I'm really interested in how you did the automagic summarization? Is there some sort of public algorithm, or did you make something yourself? If so what/how?
The reason I'm asking is because I was thinking of making a summarizator but ended up realising I have no idea how to even begin making one.
Yes, I'm working on a blog post describing how this works.
It won't go into a lot of detail, but it should be a good overview. The truth is that I still have lots of ideas on how to make it better, but it is also the case that for every 8 things tried maybe 1 works. It comes back to your point that part of the appeal of working on this class of problems is that it is somewhat hard. In general, I would prefer to work on things that have technical barriers to entry, rather than network effects.
Although I'm not in love with the tone, I'm happy to answer the question.
The coding is all done in python. I'm using nltk, although the approach is more statistical inference than linguistics. That's really the only library. I'm very much a bottoms-up guy, and am happy to re-invent the wheel because it sometimes gives me a better understanding of the texture of the problem I'm up against. For example, where I'm doing some linear algebra / graph traversal math I'm using functions I've written rather than numpy, or scipy, or a graphdb, etc.

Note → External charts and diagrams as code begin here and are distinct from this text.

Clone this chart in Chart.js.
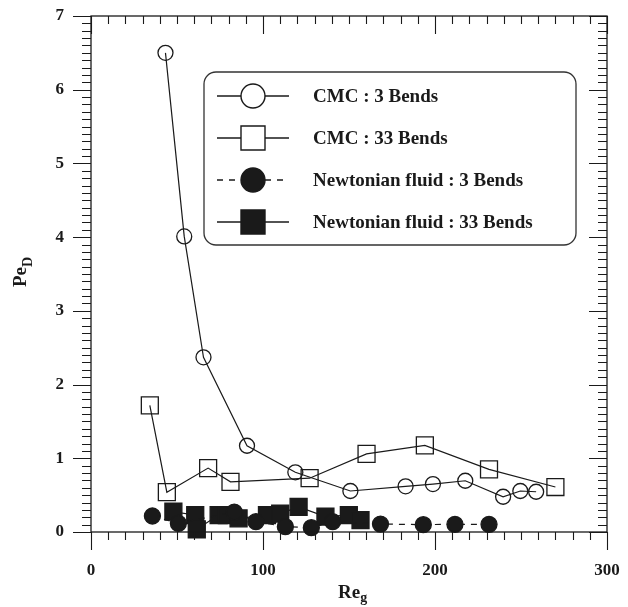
<!DOCTYPE html>
<html lang="en">
<head>
<meta charset="UTF-8">
<title>Pe_D vs Re_g</title>
<script src="https://cdn.jsdelivr.net/npm/chart.js"></script>
<style>
  html, body { margin: 0; padding: 0; background: #fff; }
  #wrap { width: 628px; height: 607px; }
</style>
</head>
<body>
<div id="wrap"><canvas id="chart" width="628" height="607"></canvas></div>
<script>
// Dispersion Peclet number against generalized Reynolds number
const cmc3Re = [43.3, 54.2, 65.4, 90.7, 118.8, 150.8, 182.9, 198.8, 217.6, 239.6, 249.6, 258.8];
const cmc3Pe = [6.50, 4.01, 2.37, 1.17, 0.81, 0.556, 0.62, 0.65, 0.695, 0.478, 0.556, 0.546];

const cmc33Re = [34.2, 44.1, 68.1, 81.1, 127.1, 160.2, 194.1, 231.4, 270.0];
const cmc33Pe = [1.717, 0.54, 0.867, 0.68, 0.73, 1.06, 1.175, 0.85, 0.61];

const newt3Re = [35.7, 50.8, 83.3, 95.9, 113.0, 128.1, 140.5, 168.3, 193.2, 211.6, 231.4];
const newt3Pe = [0.217, 0.118, 0.27, 0.14, 0.072, 0.058, 0.14, 0.108, 0.10, 0.104, 0.104];

const newt33Re = [47.9, 60.6, 61.5, 74.2, 79.0, 85.8, 102.3, 110.0, 120.7, 136.3, 149.9, 156.7];
const newt33Pe = [0.275, 0.23, 0.037, 0.23, 0.23, 0.185, 0.23, 0.25, 0.34, 0.21, 0.23, 0.16];

const seriesNames = ['CMC : 3 Bends', 'CMC : 33 Bends', 'Newtonian fluid : 3 Bends', 'Newtonian fluid : 33 Bends'];
const xTicks = [0, 100, 200, 300];
const yTicks = [0, 1, 2, 3, 4, 5, 6, 7];

const SERIF = '"Liberation Serif", "Times New Roman", serif';
const INK = '#1a1a1a';

function pts(xs, ys) {
  return xs.map((x, i) => ({ x: x, y: ys[i] }));
}

// tick marks on all four sides: out on bottom/left, in on top/right
const frameTicks = {
  id: 'frameTicks',
  afterDraw(chart) {
    const { ctx, chartArea: a, scales: { x, y } } = chart;
    ctx.save();
    ctx.strokeStyle = INK;
    ctx.lineWidth = 1.3;
    ctx.strokeRect(a.left, a.top, a.right - a.left, a.bottom - a.top);
    ctx.lineWidth = 1.1;
    ctx.beginPath();
    for (let v = 0; v <= 300; v += 10) {
      const px = Math.round(x.getPixelForValue(v)) + 0.5;
      const major = v % 100 === 0;
      const len = major ? 18 : 8;
      ctx.moveTo(px, a.bottom); ctx.lineTo(px, a.bottom + len);
      ctx.moveTo(px, a.top); ctx.lineTo(px, a.top + len);
    }
    for (let i = 0; i <= 70; i++) {
      const py = Math.round(y.getPixelForValue(i / 10)) + 0.5;
      const major = i % 10 === 0;
      const len = major ? 18 : 9;
      ctx.moveTo(a.left, py); ctx.lineTo(a.left - len, py);
      ctx.moveTo(a.right, py); ctx.lineTo(a.right - len, py);
    }
    ctx.stroke();

    // axis titles with subscripts
    ctx.fillStyle = INK;
    ctx.textBaseline = 'alphabetic';
    ctx.font = 'bold 19px ' + SERIF;
    ctx.textAlign = 'left';
    const reW = ctx.measureText('Re').width;
    ctx.fillText('Re', 338, 598);
    ctx.font = 'bold 14px ' + SERIF;
    ctx.fillText('g', 338 + reW, 602);

    ctx.translate(26, 287);
    ctx.rotate(-Math.PI / 2);
    ctx.font = 'bold 19px ' + SERIF;
    const peW = ctx.measureText('Pe').width;
    ctx.fillText('Pe', 0, 0);
    ctx.font = 'bold 14px ' + SERIF;
    ctx.fillText('D', peW, 6);
    ctx.restore();
  }
};

// boxed legend with line samples and markers
const boxLegend = {
  id: 'boxLegend',
  afterDraw(chart) {
    const ctx = chart.ctx;
    const bx = 204, by = 72, bw = 372, bh = 173, r = 12;
    ctx.save();
    ctx.strokeStyle = '#333';
    ctx.lineWidth = 1.3;
    ctx.fillStyle = '#fff';
    ctx.beginPath();
    ctx.roundRect(bx, by, bw, bh, r);
    ctx.fill();
    ctx.stroke();

    const rowY = [96, 138, 180, 222];
    chart.data.datasets.forEach((ds, i) => {
      const yy = rowY[i];
      ctx.strokeStyle = INK;
      ctx.lineWidth = 1.3;
      ctx.setLineDash(ds.borderDash || []);
      ctx.beginPath();
      ctx.moveTo(217, yy); ctx.lineTo(289, yy);
      ctx.stroke();
      ctx.setLineDash([]);
      ctx.beginPath();
      if (ds.pointStyle === 'circle') {
        ctx.arc(253, yy, 12, 0, Math.PI * 2);
      } else {
        ctx.rect(241, yy - 12, 24, 24);
      }
      const filled = ds.pointBackgroundColor === INK;
      ctx.fillStyle = filled ? INK : '#fff';
      ctx.fill();
      ctx.lineWidth = 1.4;
      ctx.stroke();
      ctx.fillStyle = INK;
      ctx.font = 'bold 19px ' + SERIF;
      ctx.textAlign = 'left';
      ctx.textBaseline = 'middle';
      ctx.fillText(ds.label, 313, yy + 1);
    });
    ctx.restore();
  }
};

function series(label, xs, ys, style, filled, dash) {
  return {
    label: label,
    data: pts(xs, ys),
    showLine: true,
    borderColor: INK,
    borderWidth: 1.2,
    borderDash: dash,
    pointStyle: style,
    pointRadius: style === 'circle' ? (filled ? 8 : 7.5) : 12,
    pointBorderWidth: 1.3,
    pointBorderColor: INK,
    pointBackgroundColor: filled ? INK : 'rgba(0,0,0,0)',
    clip: false
  };
}

new Chart(document.getElementById('chart'), {
  type: 'scatter',
  data: {
    datasets: [
      series(seriesNames[0], cmc3Re, cmc3Pe, 'circle', false, []),
      series(seriesNames[1], cmc33Re, cmc33Pe, 'rect', false, []),
      series(seriesNames[2], newt3Re, newt3Pe, 'circle', true, [6, 6]),
      series(seriesNames[3], newt33Re, newt33Pe, 'rect', true, [])
    ]
  },
  options: {
    responsive: false,
    animation: false,
    devicePixelRatio: 1,
    layout: { padding: { left: 0, top: 16, right: 21, bottom: 0 } },
    plugins: { legend: { display: false }, tooltip: { enabled: false } },
    scales: {
      x: {
        type: 'linear',
        min: 0, max: 300,
        afterFit(s) { s.height = 75; s.paddingLeft = 0; s.paddingRight = 0; },
        afterBuildTicks(s) { s.ticks = xTicks.map(v => ({ value: v })); },
        grid: { display: false, drawTicks: false },
        border: { display: false },
        ticks: { color: INK, padding: 28, font: { family: SERIF, size: 17, weight: 'bold' } }
      },
      y: {
        type: 'linear',
        min: 0, max: 7,
        afterFit(s) { s.width = 91; s.paddingTop = 0; s.paddingBottom = 0; },
        afterBuildTicks(s) { s.ticks = yTicks.map(v => ({ value: v })); },
        grid: { display: false, drawTicks: false },
        border: { display: false },
        ticks: { color: INK, padding: 27, font: { family: SERIF, size: 17, weight: 'bold' } }
      }
    }
  },
  plugins: [frameTicks, boxLegend]
});
</script>
</body>
</html>
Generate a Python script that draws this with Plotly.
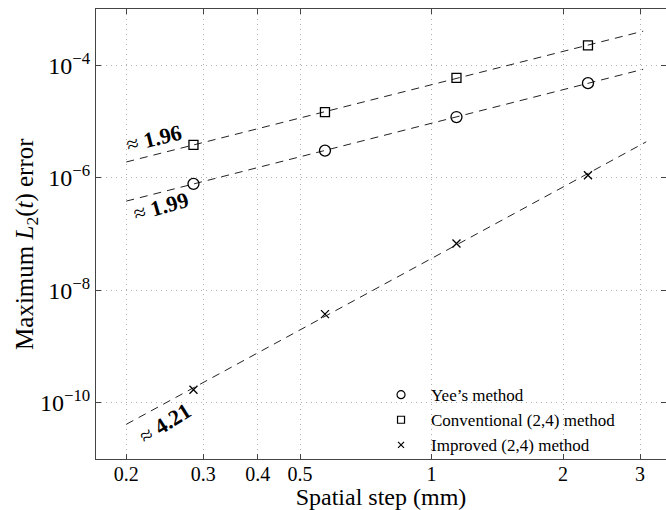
import numpy as np
import plotly.graph_objects as go

# ---- data ----
step_mm = [0.285, 0.57, 1.14, 2.28]
yee_err = [7.8e-7, 3.04e-6, 1.2e-5, 4.8e-5]
conv_err = [3.84e-6, 1.47e-5, 5.96e-5, 2.26e-4]
impr_err = [1.7e-10, 3.76e-9, 6.8e-8, 1.11e-6]
series_names = ["Yee\u2019s method", "Conventional (2,4) method", "Improved (2,4) method"]
slope_labels = ["1.99", "1.96", "4.21"]
fit_x_range = [[0.2, 3.05], [0.2, 3.05], [0.2, 3.1]]
x_tick_vals = [0.2, 0.3, 0.4, 0.5, 1, 2, 3]
x_tick_text = ["0.2", "0.3", "0.4", "0.5", "1", "2", "3"]
y_tick_vals = [1e-10, 1e-8, 1e-6, 1e-4]
y_tick_text = ["10<sup>\u221210</sup>", "10<sup>\u22128</sup>", "10<sup>\u22126</sup>", "10<sup>\u22124</sup>"]

FONT = "Liberation Serif"
symbols = ["circle-open", "square-open", "x-thin-open"]
sizes = [11, 9, 8]
legend_sizes = [8, 7, 6]

fig = go.Figure()
all_err = [yee_err, conv_err, impr_err]
for i, err in enumerate(all_err):
    # least squares fit in log-log space
    p = np.polyfit(np.log10(step_mm), np.log10(err), 1)
    fx = np.array(fit_x_range[i])
    fy = 10 ** np.polyval(p, np.log10(fx))
    fig.add_trace(go.Scatter(x=fx, y=fy, mode="lines",
                             line=dict(color="#222", width=1, dash="8px,6px"),
                             showlegend=False, hoverinfo="skip"))
    fig.add_trace(go.Scatter(x=step_mm, y=err, mode="markers", showlegend=False,
                             marker=dict(symbol=symbols[i], size=sizes[i], color="black",
                                         line=dict(color="black", width=1.3))))
for i in range(3):
    fig.add_trace(go.Scatter(x=[None], y=[None], mode="markers", name=series_names[i],
                             marker=dict(symbol=symbols[i], size=legend_sizes[i], color="black",
                                         line=dict(color="black", width=1.2))))

# slope annotations
ann_pos = [(-0.6185, -6.517, -16), (-0.6356, -5.304, -14), (-0.6104, -10.366, -32)]
for i, (ax_, ay_, ang) in enumerate(ann_pos):
    fig.add_annotation(x=ax_, y=ay_, xref="x", yref="y", showarrow=False,
                       text="\u2248 <b>" + slope_labels[i] + "</b>", textangle=ang,
                       font=dict(family=FONT, size=22, color="black"))

# y axis title
fig.add_annotation(x=-0.121, y=0.478, xref="paper", yref="paper", showarrow=False,
                   xanchor="center", yanchor="middle", textangle=-90,
                   text="Maximum <i>L</i><sub>2</sub>(<i>t</i>) error",
                   font=dict(family=FONT, size=25, color="black"))

axis_common = dict(showline=True, linecolor="#444", linewidth=1, mirror="ticks",
                   ticks="inside", ticklen=5, tickcolor="#444",
                   showgrid=True, gridcolor="#b0b0b0", griddash="1px,4px", gridwidth=1,
                   zeroline=False)
fig.update_xaxes(type="log", range=[np.log10(0.1705), np.log10(3.44)],
                 tickvals=x_tick_vals, ticktext=x_tick_text, ticklabelstandoff=-3,
                 tickfont=dict(family=FONT, size=20, color="black"),
                 title=dict(text="Spatial step (mm)", standoff=4,
                            font=dict(family=FONT, size=24, color="black")),
                 **axis_common)
fig.update_yaxes(type="log", range=[-11, -3],
                 tickvals=y_tick_vals, ticktext=y_tick_text,
                 tickfont=dict(family=FONT, size=24, color="black"),
                 **axis_common)
fig.update_layout(width=666, height=510, margin=dict(l=96, r=0, t=9, b=51),
                  paper_bgcolor="white", plot_bgcolor="white",
                  font=dict(family=FONT, color="black"),
                  legend=dict(x=0.4825, y=0.182, xanchor="left", yanchor="top",
                              bgcolor="rgba(0,0,0,0)", tracegroupgap=0, itemwidth=50,
                              font=dict(family=FONT, size=17, color="black")))
fig.write_html("out.html")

This is nice, though some formatting would make it easier to read. In IE7x there is almost no whitespace on the right margin. On my big monitor it is close to wall to wall text.
Linebreaks would be great. Even if you just spaced them every 3 sentences, it would improve readability greatly. It may seem totally arbitrary, but right now the wall of text is rather daunting.
Also, set .body { margin: auto; } -- it will center the text in the screen.
The reason I'm asking is because I was thinking of making a summarizator but ended up realising I have no idea how to even begin making one.